Die meiner Ansicht nach spannendste und gleichzeitig wichtigste Frage im (Einzel-)Unterricht ist die nach Motivation – und zwar möchte ich konkret einige rudimentäre Gedanken zur Motivation des Schülers ausführen.
- Woher kommt sie?
- Wie kann man sie steigern?
Einerseits muss man echte Gründe haben (und diese fühlen), um aktiv zu sein und beispielsweise für Prüfungen zu lernen, andererseits muss man auch im Innersten überzeugt sein, dass man es schaffen kann, sodass sich der Aufwand lohnt. Wenn eine dieser beiden notwendigen Bedingungen verletzt ist, sieht es meiner Erfahrung nach schlecht mit Motivation aus. In beiden Fällen wird man nach Ablenkungen suchen und sich z.B. eher „Binge Watching“ auf Netflix oder Youtube hingeben. Keine echten Gründe zu lernen sind:
- Autoritäres Verhalten (führt zu Ablehnung der Person und des gesamten Faches)
- Finanzielle Anreize für gute Noten (können bei kreativen Tätigkeiten sogar das Gegenteil bewirken)
- Aufgezwungene Leistungsüberprüfung seitens des Nachhilfelehrers
Man kann dies in der modernen Motivationsliteratur nachlesen („Drive: The Surprising Truth About What Motivates Us“). Ich kann diese Punkte mit meiner Erfahrung nur bestätigen. Echte Gründe dagegen können sein:
- Redliches Interesse am Fach
- Angst vor schlechten Noten, weil Selbstwert daran geknüpft ist
- Angst jemanden zu enttäuschen, den man respektiert
- Abschlussnote ergattern, um seine wahren Ziele zu verfolgen („Ich studiere Jus, ich werde in meinem Leben nie wieder Mathe brauchen.“)

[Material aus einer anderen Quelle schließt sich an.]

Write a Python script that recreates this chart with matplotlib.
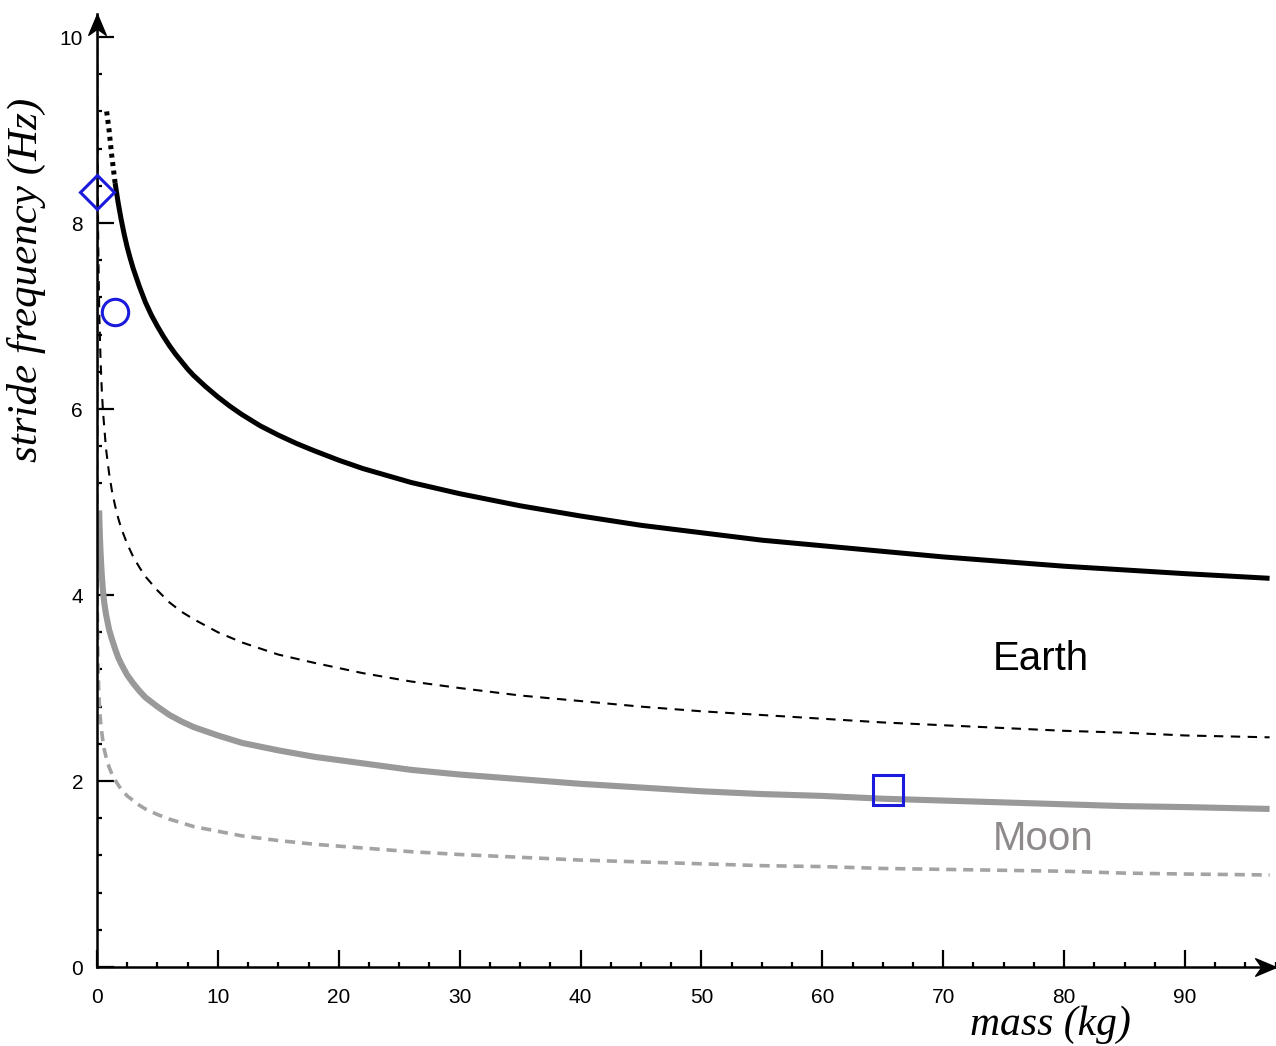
import matplotlib
matplotlib.use("Agg")
from matplotlib import pyplot as plt
from matplotlib.ticker import MultipleLocator
from matplotlib.path import Path

# mass (kg) and stride frequency (Hz)
earth_m = [1.5, 1.75, 2, 2.25, 2.5, 2.75, 3, 3.5, 4, 4.5, 5, 5.5, 6, 6.5, 7,
           7.5, 8, 9, 10, 11, 12, 13.5, 15, 16.5, 18, 20, 22, 26, 30, 35, 40,
           45, 50, 55, 60, 65, 70, 75, 80, 85, 90, 97]
earth_f = [8.43, 8.22, 8.04, 7.88, 7.74, 7.62, 7.51, 7.32, 7.15, 7.01, 6.89,
           6.78, 6.68, 6.59, 6.51, 6.43, 6.36, 6.24, 6.13, 6.03, 5.94, 5.82,
           5.72, 5.63, 5.55, 5.45, 5.36, 5.21, 5.09, 4.96, 4.85, 4.75, 4.67,
           4.59, 4.53, 4.47, 4.41, 4.36, 4.31, 4.27, 4.23, 4.18]
earth_tip_m = [0.8, 1.0, 1.2, 1.5]
earth_tip_f = [9.2, 9.0, 8.75, 8.43]

earth_low_m = [0.02, 0.03, 0.04, 0.05, 0.07, 0.1, 0.15, 0.2, 0.3, 0.4, 0.5,
               0.75, 1, 1.25, 1.5, 1.75, 2, 2.5, 3, 3.5, 4, 5, 6, 7, 8, 10,
               12, 15, 18, 22, 26, 30, 35, 40, 45, 50, 55, 60, 65, 70, 75, 80,
               85, 90, 97]
earth_low_f = [10.28, 9.60, 9.15, 8.81, 8.32, 7.84, 7.32, 6.97, 6.51, 6.20,
               5.97, 5.57, 5.31, 5.11, 4.96, 4.83, 4.72, 4.55, 4.41, 4.30,
               4.20, 4.05, 3.92, 3.82, 3.74, 3.60, 3.49, 3.36, 3.27, 3.16,
               3.07, 3.0, 2.92, 2.86, 2.80, 2.75, 2.71, 2.67, 2.63, 2.60,
               2.57, 2.54, 2.52, 2.49, 2.47]

moon_m = [0.18, 0.2, 0.25, 0.3, 0.35, 0.4, 0.5, 0.6, 0.75, 1, 1.25, 1.5, 1.75,
          2, 2.5, 3, 3.5, 4, 4.5, 5, 6, 7, 8, 9, 10, 11, 12, 15, 18, 22, 26,
          30, 35, 40, 45, 50, 55, 60, 65, 70, 75, 80, 85, 90, 97]
moon_f = [4.91, 4.80, 4.60, 4.45, 4.32, 4.21, 4.04, 3.92, 3.79, 3.63, 3.52,
          3.42, 3.33, 3.26, 3.14, 3.05, 2.97, 2.90, 2.85, 2.80, 2.71, 2.64,
          2.58, 2.535, 2.49, 2.45, 2.41, 2.33, 2.26, 2.19, 2.12, 2.07, 2.02,
          1.97, 1.93, 1.89, 1.86, 1.84, 1.81, 1.79, 1.77, 1.75, 1.73, 1.72,
          1.70]

moon_low_m = [0.0001, 0.0003, 0.001, 0.003, 0.01, 0.02, 0.03, 0.045, 0.06,
              0.1, 0.15, 0.2, 0.27, 0.35, 0.5, 0.6, 0.75, 1, 1.25, 1.5, 1.75,
              2, 2.5, 3, 3.5, 4, 5, 6, 7, 8, 10, 12, 15, 18, 22, 26, 30, 35,
              40, 45, 50, 55, 60, 65, 70, 75, 80, 85, 90, 97]
moon_low_f = [10.2, 8.46, 6.91, 5.74, 4.68, 4.16, 3.89, 3.63, 3.46, 3.17,
              2.96, 2.82, 2.68, 2.57, 2.42, 2.34, 2.26, 2.15, 2.07, 2.01,
              1.96, 1.91, 1.84, 1.79, 1.74, 1.70, 1.64, 1.59, 1.55, 1.51,
              1.46, 1.41, 1.36, 1.32, 1.28, 1.24, 1.21, 1.18, 1.15, 1.13,
              1.11, 1.09, 1.08, 1.06, 1.05, 1.04, 1.03, 1.01, 1.00, 0.99]

# blue points: diamond, circle, square
pts_m = [0.0, 1.5, 65.4]
pts_f = [8.33, 7.04, 1.90]
pts_marker = ["D", "o", "s"]
pts_size = [17, 19, 22]

fig = plt.figure(figsize=(12.76, 10.46), dpi=100)
ax = fig.add_axes([0.076, 0.0755, 0.9237, 0.9113])

ax.plot(earth_m, earth_f, color="black", lw=3.6, solid_capstyle="butt")
ax.plot(earth_tip_m, earth_tip_f, color="black", lw=3.6,
        linestyle=(0, (0.8, 0.9)))
ax.plot(earth_low_m, earth_low_f, color="black", lw=1.5,
        linestyle=(0, (4.5, 3.6)))
ax.plot(moon_m, moon_f, color="#999999", lw=4.4, solid_capstyle="butt")
ax.plot(moon_low_m, moon_low_f, color="#a3a3a3", lw=2.6,
        linestyle=(0, (2.8, 1.9)))

for m, f, mk, s in zip(pts_m, pts_f, pts_marker, pts_size):
    ax.plot(m, f, marker=mk, ms=s, mfc="none", mec="#1a1adc", mew=2.2,
            linestyle="none", clip_on=False, zorder=5)

ax.text(74.1, 3.19, "Earth", fontsize=29, family="Liberation Sans",
        color="black")
ax.text(74.1, 1.26, "Moon", fontsize=29, family="Liberation Sans",
        color="#8e8a8a")

ax.set_xlim(0, 97.5)
ax.set_ylim(0, 10.25)
ax.spines["top"].set_visible(False)
ax.spines["right"].set_visible(False)
ax.spines["left"].set_linewidth(1.8)
ax.spines["bottom"].set_linewidth(1.8)

ax.xaxis.set_major_locator(MultipleLocator(10))
ax.xaxis.set_minor_locator(MultipleLocator(2.5))
ax.yaxis.set_major_locator(MultipleLocator(2))
ax.yaxis.set_minor_locator(MultipleLocator(0.4))
ax.tick_params(which="major", direction="in", length=12, width=1.6,
               labelsize=15)
ax.tick_params(which="minor", direction="in", length=3.5, width=1.6)
ax.tick_params(axis="x", which="major", pad=15)
ax.tick_params(axis="y", which="major", pad=10)
for lab in ax.get_xticklabels() + ax.get_yticklabels():
    lab.set_family("Liberation Sans")

# notched arrow heads on the axes, tip on the point
right_head = Path([(0, 0), (-1, 0.42), (-0.7, 0), (-1, -0.42), (0, 0)],
                  closed=True)
up_head = Path([(0, 0), (-0.42, -1), (0, -0.7), (0.42, -1), (0, 0)],
               closed=True)
ax.plot(1, 0, marker=right_head, color="black", ms=30,
        transform=ax.transAxes, clip_on=False)
ax.plot(0, 1, marker=up_head, color="black", ms=30,
        transform=ax.transAxes, clip_on=False)

fig.text(0.021, 0.732, "stride frequency (Hz)", rotation=90, ha="center",
         va="center", fontsize=31, family="Liberation Serif", style="italic")
fig.text(0.823, 0.020, "mass (kg)", ha="center", va="center", fontsize=30,
         family="Liberation Serif", style="italic")

fig.savefig("out.png", dpi=100, facecolor="white")
plt.close(fig)
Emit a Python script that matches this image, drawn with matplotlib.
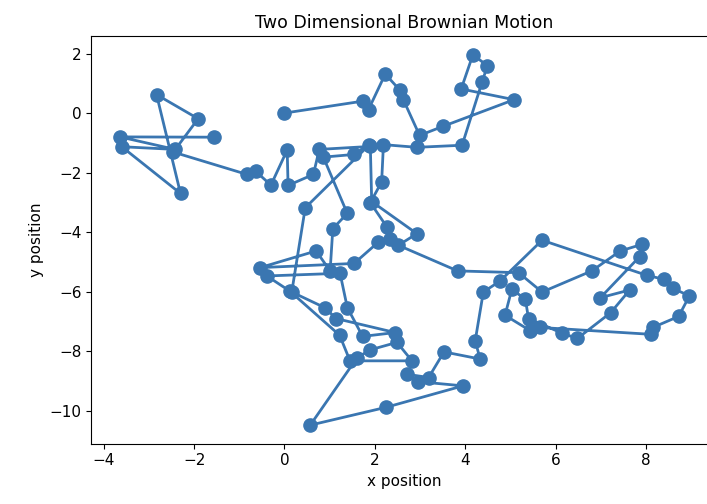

Erst vor kurzem kam mir ein Negativbeispiel dafür, wie man (in diesem Fall) eine Klasse motivieren kann, zu Ohren: Die gesamte Klasse stand kurz vor Jahresende auf „Nicht Genügend“. Am Ende wurden doch noch so viele Schüler auf „Genügend“ korrigiert, dass das Schuljahr zufriedenstellend abgeschlossen werden konnte. Natürlich haben Klassenlehrer mein vollstes Verständnis. Nichts ist schwerer als immer denselben Stoff zu wiederholen und im Mittel 2 motivierte Schüler in der Klasse zu haben. Der Schüler teilte mir mit, dass es für ihn einfacher sei, sich eine Fünf abzuholen als für eine Eins motiviert zu werden. Das fand ich sehr interessant. Es lag am Umfeld, an der Relation zu den anderen und an der nicht inspirierenden Atmosphäre dass dieser Schüler, der in den ersten Schuljahren laut eigener Aussage immer der Beste war, nichts mehr machen wollte. Man erfährt noch viel mehr interessante Details, wenn man einfach mit den Schülern redet und die Gründe für Desinteresse hinterfragt. Wie kann man also optimal an einer Motivationssteigerung arbeiten und den maximalen Erfolg für den Schüler herausholen. Zwei Best Practices:
1) Das Prinzip Freude
Ein Buch von Shawn Achor (The Happiness Advantage) fasst Ergebnisse aus dem Bereich Positive Psychology gut zusammen und enthält die Kernaussage: (Lern-)Erfolg folgt auf Freude und nicht umgekehrt. Ich sehe meine Schüler als Freunde und Kollegen, die ich ein Stück auf ihrem Weg begleiten darf. Gegenseitige Wertschätzung ist die Basis für Lernerfolg. Der Schüler muss wissen, dass mir sein Lernerfolg am Herzen liegt. Wichtig ist dabei immer der Spaß. Denn ernsthaft: Warum sollte man sonst zusammenarbeiten, wenn man keine Freude dabei hat?
2) Niemals tadeln
Spätestens seit Dale Carnegie weiß man, dass Positive Reinforcement durch Lob wesentlich effektiver ist als Tadel. In den seltensten Fällen steigert sich die Motivation durch Kritik. Wenn ein Schüler gute Leistungen bringt, viel selbst übt, lobt man ihn dafür. Wenn er noch nicht so motiviert ist, wird man das nicht ändern, indem man ihn dafür tadelt. Verständnis ist der Schlüssel zur Kooperation. Der heilige Gral: Vielleicht finde ich irgendwann den heiligen Gral, die magische Wortkombination, den wundersamen Algorithmus, wie man jeden Schüler in Kürze zu Höchstleistungen motivieren kann. Realistischer ist dagegen aber, dass sich die Best Practices immer weiter verbessern werden, sodass man noch treffsicherer auf die Bedürfnisse der Schüler eingehen kann.